╔══

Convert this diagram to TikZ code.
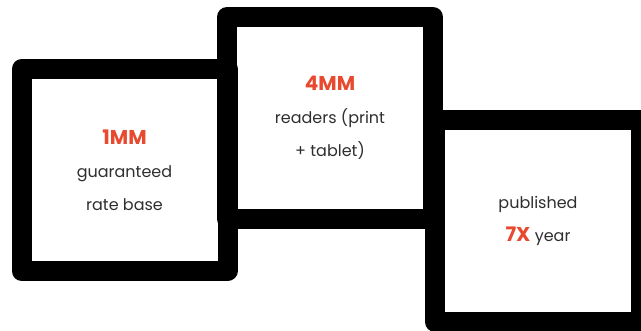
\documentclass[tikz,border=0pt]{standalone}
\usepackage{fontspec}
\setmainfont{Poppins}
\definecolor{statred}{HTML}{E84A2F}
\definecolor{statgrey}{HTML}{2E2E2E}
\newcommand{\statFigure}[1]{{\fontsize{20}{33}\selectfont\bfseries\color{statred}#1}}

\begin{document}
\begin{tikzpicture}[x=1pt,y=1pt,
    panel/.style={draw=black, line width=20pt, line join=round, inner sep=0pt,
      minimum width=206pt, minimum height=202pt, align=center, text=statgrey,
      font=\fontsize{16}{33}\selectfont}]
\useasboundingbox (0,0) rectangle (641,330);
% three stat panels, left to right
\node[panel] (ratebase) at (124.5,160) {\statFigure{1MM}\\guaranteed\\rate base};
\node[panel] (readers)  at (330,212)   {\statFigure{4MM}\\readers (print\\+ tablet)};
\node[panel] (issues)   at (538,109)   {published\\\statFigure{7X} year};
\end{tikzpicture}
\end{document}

╚══

Exercise: Quote the data above in full, leaving out the pictures it holds.

Exercise solution:
Convert this diagram to TikZ code.
\documentclass[tikz,border=0pt]{standalone}
\usepackage{fontspec}
\setmainfont{Poppins}
\definecolor{statred}{HTML}{E84A2F}
\definecolor{statgrey}{HTML}{2E2E2E}
\newcommand{\statFigure}[1]{{\fontsize{20}{33}\selectfont\bfseries\color{statred}#1}}

\begin{document}
\begin{tikzpicture}[x=1pt,y=1pt,
    panel/.style={draw=black, line width=20pt, line join=round, inner sep=0pt,
      minimum width=206pt, minimum height=202pt, align=center, text=statgrey,
      font=\fontsize{16}{33}\selectfont}]
\useasboundingbox (0,0) rectangle (641,330);
% three stat panels, left to right
\node[panel] (ratebase) at (124.5,160) {\statFigure{1MM}\\guaranteed\\rate base};
\node[panel] (readers)  at (330,212)   {\statFigure{4MM}\\readers (print\\+ tablet)};
\node[panel] (issues)   at (538,109)   {published\\\statFigure{7X} year};
\end{tikzpicture}
\end{document}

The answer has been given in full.